There are moral truths associated with the exercise of human sexuality, but these are little understood in the public arena, and, worse still, there is often a deep resentment about the existence of a moral law.
These problems stem mainly from the mistaken idea that the moral law is something imposed on us from outside – by custom, by law, by the Church, or even by God Himself.
In reality, the moral law is the truth about human nature. It is who we are and how we work. It tells us what is true to our nature and that we will suffer negative consequences if we choose to act in ways that are untrue to our nature. A big part of our nature is that we are social beings, and therefore the moral law embraces our relationships with others and with society.
Considering how opinionated and misguided we humans can be, it is not surprising that there is debate about what is moral and what is not, but the present circumstance that so many people deny the existence of morality is disturbing.
Modern science confirms the existence of the moral law in human nature. The polygraph – also called the lie detector – measures changes in the human body whenever we prepare to tell a lie. It is called a polygraph because it can graph changes in many systems – the cardiovascular system, the neurological system, the strength of the muscles, the frequency of the brain, and many other aspects of our biochemistry. The tests reveal that whenever we are untruthful, we weaken ourselves. The moral law is the truth of our nature, and whenever we breach the moral law we weaken ourselves, sometimes a little, sometimes a lot, and with repetition always a lot.
This certainty that there is a moral truth running through all of us creates an obligation of good sense to think carefully about what we believe and what we say about moral matters.
The enthusiastic support shown by the secular media for condoms and their concomitant eagerness to attack the Pope and the Catholic Church on this rather tatty subject reveals no such rational thought, nor any dedication to truthful information.
In relation to HIV/AIDS, the consistent finding of population studies conducted by reputable social scientists is that the higher the levels of distribution and use of condoms, the higher, not lower, the levels of HIV infection. This information has been widely published around the world, and has been known in one form or another for at least ten years. This should not be surprising because condoms have no moral status in human relations, so why do the secular media keep pretending they are the solution to the problem?
And why do the media keep trying to pretend that the Church is somehow to blame for the AIDS epidemic? It is well known that the major causes of the spread of HIV and AIDS are promiscuity, prostitution, infidelity, and homosexuality activity.

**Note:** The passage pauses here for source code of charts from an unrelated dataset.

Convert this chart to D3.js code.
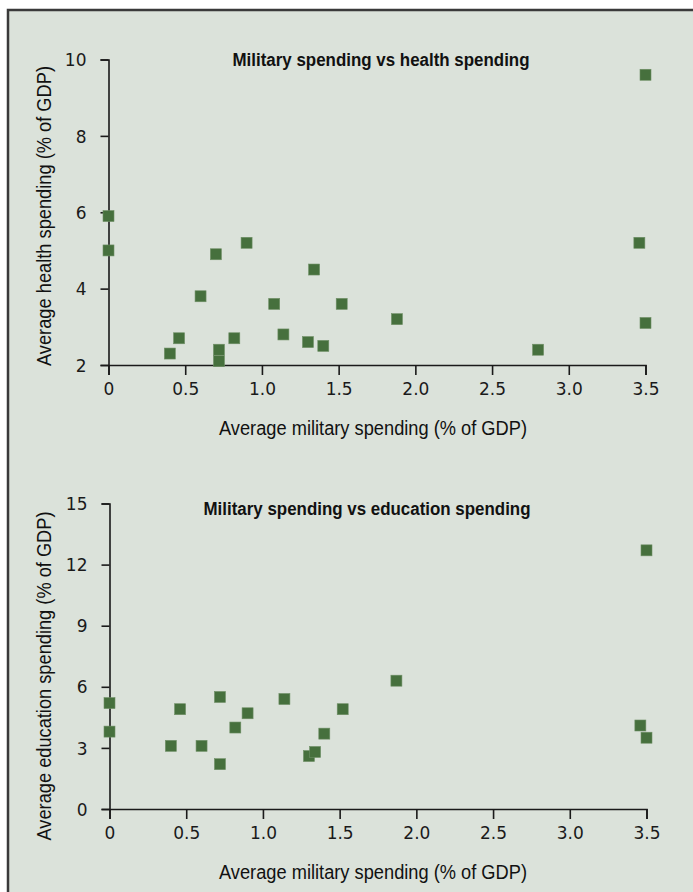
<!DOCTYPE html>
<html><head><meta charset="utf-8">
<script src="https://cdn.jsdelivr.net/npm/d3@7"></script>
<style>
html,body{margin:0;padding:0;background:#fff;}
svg{display:block;}
</style></head>
<body>
<script>
// Data
const healthMilitary = [0, 0, 0.40, 0.46, 0.60, 0.70, 0.72, 0.72, 0.82, 0.90, 1.08, 1.14, 1.30, 1.34, 1.40, 1.52, 1.88, 2.80, 3.46, 3.50, 3.50];
const healthSpending = [5.9, 5.0, 2.3, 2.7, 3.8, 4.9, 2.4, 2.1, 2.7, 5.2, 3.6, 2.8, 2.6, 4.5, 2.5, 3.6, 3.2, 2.4, 5.2, 9.6, 3.1];
const eduMilitary = [0, 0, 0.40, 0.46, 0.60, 0.72, 0.72, 0.82, 0.90, 1.14, 1.30, 1.34, 1.40, 1.52, 1.87, 3.46, 3.50, 3.50];
const eduSpending = [5.2, 3.8, 3.1, 4.9, 3.1, 5.5, 2.2, 4.0, 4.7, 5.4, 2.6, 2.8, 3.7, 4.9, 6.3, 4.1, 12.7, 3.5];
const xTicks = [0, 0.5, 1.0, 1.5, 2.0, 2.5, 3.0, 3.5];
const healthTicks = [2, 4, 6, 8, 10];
const eduTicks = [0, 3, 6, 9, 12, 15];
const titles = ["Military spending vs health spending", "Military spending vs education spending"];
const xLabel = "Average military spending (% of GDP)";
const yLabels = ["Average health spending (% of GDP)", "Average education spending (% of GDP)"];

const W = 693, H = 892;
const svg = d3.select("body").append("svg").attr("width", W).attr("height", H);
svg.append("rect").attr("x", 8).attr("y", 10).attr("width", W - 8).attr("height", H - 10).attr("fill", "#dbe2da");
svg.append("path").attr("d", `M8,${H} V10 H${W}`).attr("fill", "none").attr("stroke", "#3a3a3a").attr("stroke-width", 2.5);

const markerColor = "#46703d";
const tickFont = "'DejaVu Sans', sans-serif";
const labelFont = "'Liberation Sans', Arial, sans-serif";

function panel(cfg) {
  const x = d3.scaleLinear().domain([0, 3.5]).range([cfg.x0, cfg.x1]);
  const y = d3.scaleLinear().domain(cfg.yDomain).range([cfg.y0, cfg.y1]);
  const g = svg.append("g");

  const fmtX = d => d === 0 ? "0" : d3.format(".1f")(d);
  const xa = g.append("g").attr("transform", `translate(0,${cfg.y0})`)
    .call(d3.axisBottom(x).tickValues(xTicks).tickFormat(fmtX).tickSize(10).tickSizeOuter(10));
  const ya = g.append("g").attr("transform", `translate(${cfg.x0},0)`)
    .call(d3.axisLeft(y).tickValues(cfg.yTicks).tickSize(8).tickSizeOuter(8));
  [xa, ya].forEach(a => {
    a.selectAll("path,line").attr("stroke", "#1a1a1a").attr("stroke-width", 1.6);
    a.selectAll("text").attr("fill", "#1a1a1a").style("font-family", tickFont).style("font-size", "17px");
  });
  xa.selectAll("text").attr("y", 30).attr("dy", 0);
  ya.selectAll("text").attr("x", -22).attr("dy", "0.36em");

  g.append("text").attr("x", cfg.titleX).attr("y", cfg.titleY).attr("text-anchor", "middle")
    .style("font-family", labelFont).style("font-weight", "bold")
    .style("font-size", "18px").attr("fill", "#111")
    .attr("textLength", cfg.titleW).attr("lengthAdjust", "spacingAndGlyphs").text(cfg.title);

  g.append("text").attr("x", cfg.xLabelX).attr("y", cfg.xLabelY).attr("text-anchor", "middle")
    .style("font-family", labelFont)
    .style("font-size", "20px").attr("fill", "#111")
    .attr("textLength", 308).attr("lengthAdjust", "spacingAndGlyphs").text(xLabel);

  g.append("text").attr("transform", `translate(${cfg.yLabelX},${cfg.yLabelCY}) rotate(-90)`).attr("text-anchor", "middle")
    .style("font-family", labelFont)
    .style("font-size", "20px").attr("fill", "#111")
    .attr("textLength", cfg.yLabelW).attr("lengthAdjust", "spacingAndGlyphs").text(cfg.yLabel);

  const s = 11;
  g.append("g").selectAll("rect").data(cfg.xs.map((v, i) => [v, cfg.ys[i]])).join("rect")
    .attr("x", d => x(d[0]) - s / 2).attr("y", d => y(d[1]) - s / 2)
    .attr("width", s).attr("height", s)
    .attr("fill", markerColor).attr("stroke", "#6f8f66").attr("stroke-width", 0.6);
}

panel({x0: 108.5, x1: 645.5, y0: 365, y1: 59.5, yDomain: [2, 10], yTicks: healthTicks,
  xs: healthMilitary, ys: healthSpending, title: titles[0], titleX: 381, titleY: 66, titleW: 297,
  xLabelX: 373, xLabelY: 435, yLabelX: 51, yLabelCY: 216, yLabelW: 300, yLabel: yLabels[0]});
panel({x0: 109.5, x1: 646.5, y0: 809, y1: 503.5, yDomain: [0, 15], yTicks: eduTicks,
  xs: eduMilitary, ys: eduSpending, title: titles[1], titleX: 367, titleY: 515, titleW: 327,
  xLabelX: 373, xLabelY: 879, yLabelX: 51, yLabelCY: 676, yLabelW: 329, yLabel: yLabels[1]});
</script>
</body></html>
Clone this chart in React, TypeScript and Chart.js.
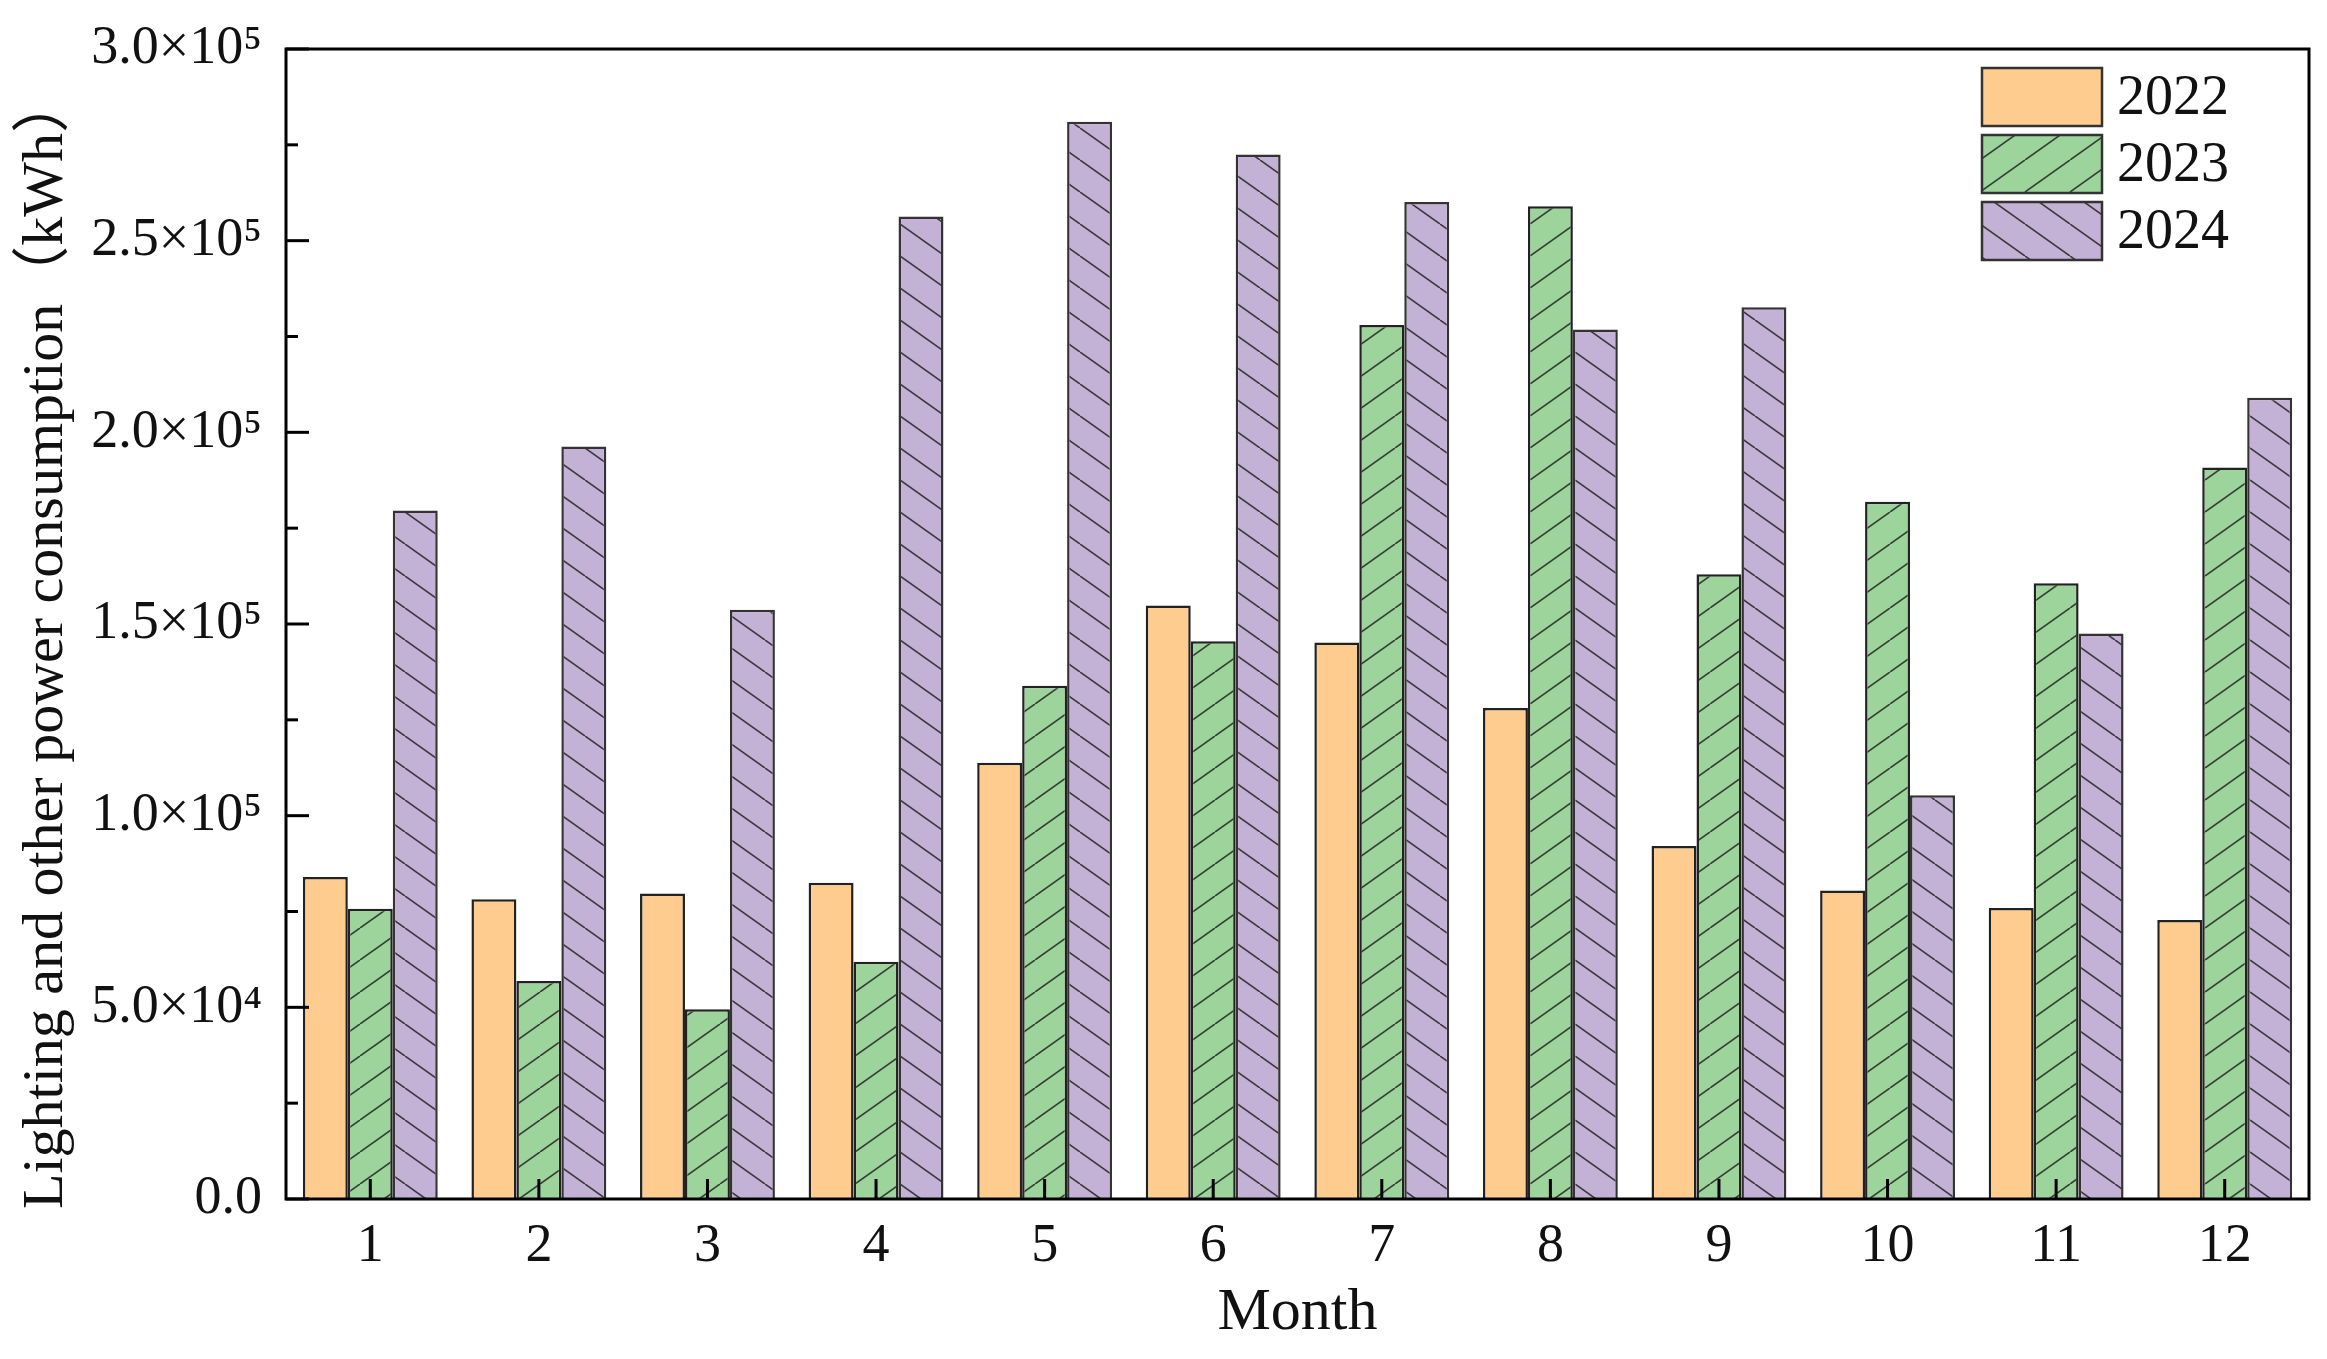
import React, { useEffect, useRef } from "react";
import { Chart, registerables } from "chart.js";

Chart.register(...registerables);

const months = ["1", "2", "3", "4", "5", "6", "7", "8", "9", "10", "11", "12"];
const seriesLabels = ["2022", "2023", "2024"];
const values2022 = [84000, 78200, 79700, 82500, 113800, 154800, 145200, 128100, 92100, 80500, 75900, 72800];
const values2023 = [75700, 56900, 49500, 61900, 133900, 145500, 228000, 259000, 163000, 181900, 160600, 190800];
const values2024 = [179600, 196300, 153700, 256300, 281000, 272500, 260100, 226800, 232600, 105300, 147500, 209000];
const yTickValues = [0, 50000, 100000, 150000, 200000, 250000, 300000];
const yTitle = "Lighting and other power consumption（kWh）";
const xTitle = "Month";

const FONT = "'Liberation Serif', 'Times New Roman', 'Noto Sans CJK SC', serif";
const SUP: Record<string, string> = { "0": "⁰", "1": "¹", "2": "²", "3": "³", "4": "⁴", "5": "⁵", "6": "⁶", "7": "⁷", "8": "⁸", "9": "⁹" };

function fmtSci(v: number): string {
  if (v === 0) return "0.0";
  const e = Math.floor(Math.log10(v));
  const m = v / Math.pow(10, e);
  return m.toFixed(1) + "×10" + String(e).split("").map((c) => SUP[c]).join("");
}

function makeHatch(bg: string, dir: "/" | "\\"): CanvasPattern | string {
  const w = 45, h = 32;
  const c = document.createElement("canvas");
  c.width = w; c.height = h;
  const g = c.getContext("2d");
  if (!g) return bg;
  g.fillStyle = bg;
  g.fillRect(0, 0, w, h);
  g.strokeStyle = "rgba(35,35,35,0.85)";
  g.lineWidth = 1.6;
  for (const off of [-w, 0, w]) {
    g.beginPath();
    if (dir === "/") {
      g.moveTo(off, h);
      g.lineTo(off + w, 0);
    } else {
      g.moveTo(off, 0);
      g.lineTo(off + w, h);
    }
    g.stroke();
  }
  const p = g.createPattern(c, "repeat");
  return p || bg;
}

const framePlugin = {
  id: "framePlugin",
  afterDatasetsDraw(chart: any) {
    const { ctx, chartArea, scales } = chart;
    const { left, right, top, bottom } = chartArea;
    ctx.save();
    ctx.strokeStyle = "#000";
    ctx.lineWidth = 3;
    const xs = scales.x;
    xs.ticks.forEach((_t: any, i: number) => {
      const px = xs.getPixelForTick(i);
      ctx.beginPath();
      ctx.moveTo(px, bottom);
      ctx.lineTo(px, bottom - 20);
      ctx.stroke();
    });
    const ys = scales.y;
    const tv: number[] = ys.ticks.map((t: any) => t.value);
    tv.forEach((v: number, i: number) => {
      const py = ys.getPixelForValue(v);
      ctx.beginPath();
      ctx.moveTo(left, py);
      ctx.lineTo(left + 23, py);
      ctx.stroke();
      if (i < tv.length - 1) {
        const pm = ys.getPixelForValue((v + tv[i + 1]) / 2);
        ctx.beginPath();
        ctx.moveTo(left, pm);
        ctx.lineTo(left + 12, pm);
        ctx.stroke();
      }
    });
    ctx.strokeRect(left, top, right - left, bottom - top);
    ctx.restore();
  },
  afterDraw(chart: any) {
    const { ctx, chartArea } = chart;
    const { right, top, bottom } = chartArea;
    ctx.save();
    chart.data.datasets.forEach((ds: any, i: number) => {
      const x = right - 327;
      const y = top + 19 + 67 * i;
      ctx.fillStyle = ds.backgroundColor;
      ctx.fillRect(x, y, 120, 58);
      ctx.strokeStyle = "#333";
      ctx.lineWidth = 2.5;
      ctx.strokeRect(x, y, 120, 58);
      ctx.fillStyle = "#111";
      ctx.font = `56px ${FONT}`;
      ctx.textBaseline = "middle";
      ctx.textAlign = "left";
      ctx.fillText(ds.label, x + 135, y + 31);
    });
    // y-axis title
    ctx.translate(47, (top + bottom) / 2 + 18);
    ctx.rotate(-Math.PI / 2);
    ctx.fillStyle = "#111";
    ctx.font = `58px ${FONT}`;
    ctx.textAlign = "center";
    ctx.textBaseline = "middle";
    ctx.fillText(yTitle, 0, 0);
    ctx.restore();
  },
};

function zeroPad(s: any) {
  s.paddingTop = 0;
  s.paddingBottom = 0;
  s.paddingLeft = 0;
  s.paddingRight = 0;
}

export default function App() {
  const ref = useRef<HTMLCanvasElement | null>(null);
  useEffect(() => {
    if (!ref.current) return;
    const chart = new Chart(ref.current, {
      type: "bar",
      data: {
        labels: months,
        datasets: [
          { label: seriesLabels[0], data: values2022, backgroundColor: "#FFCC90", borderColor: "#222", borderWidth: 2.5 },
          { label: seriesLabels[1], data: values2023, backgroundColor: makeHatch("#9CD49B", "/") as any, borderColor: "#222", borderWidth: 2.5 },
          { label: seriesLabels[2], data: values2024, backgroundColor: makeHatch("#C4B2D6", "\\") as any, borderColor: "#333", borderWidth: 2.5 },
        ],
      },
      options: {
        animation: false,
        responsive: true,
        maintainAspectRatio: false,
        layout: { padding: { top: 49, right: 18, left: 0, bottom: 0 } },
        datasets: { bar: { categoryPercentage: 0.8, barPercentage: 1.0 } },
        plugins: { legend: { display: false }, tooltip: { enabled: false } },
        scales: {
          x: {
            grid: { display: false, drawTicks: false },
            border: { display: false },
            ticks: { color: "#111", font: { family: FONT, size: 54 }, padding: 15 },
            title: { display: true, text: xTitle, color: "#111", font: { family: FONT, size: 60 }, padding: { top: 0, bottom: 10 } },
            afterFit: (s: any) => { s.height = 160; zeroPad(s); },
          },
          y: {
            min: 0,
            max: 300000,
            afterBuildTicks: (s: any) => { s.ticks = yTickValues.map((v) => ({ value: v })); },
            grid: { display: false, drawTicks: false },
            border: { display: false },
            ticks: { color: "#111", font: { family: FONT, size: 54 }, padding: 24, callback: (v: any) => fmtSci(Number(v)) },
            title: { display: false },
            afterFit: (s: any) => { s.width = 286; zeroPad(s); },
          },
        },
      },
      plugins: [framePlugin],
    });
    return () => chart.destroy();
  }, []);
  return (
    <div style={{ position: "fixed", left: 0, top: 0, width: 2327, height: 1359, background: "#fff" }}>
      <canvas ref={ref} />
    </div>
  );
}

The Catholic Church teaches unwaveringly against all of these, and explains its teaching with great clarity and clear links to the truth about human sexuality. Do journalists imagine that people sit around deciding that they can ignore the Church’s teaching on any or all of these matters, and then concluding for no reason at all that they cannot ignore the Church’s teaching on condoms? For that matter, do journalists imagine that all the people in Africa and Asia who have AIDS have actually heard of the Catholic Church, let alone her teaching?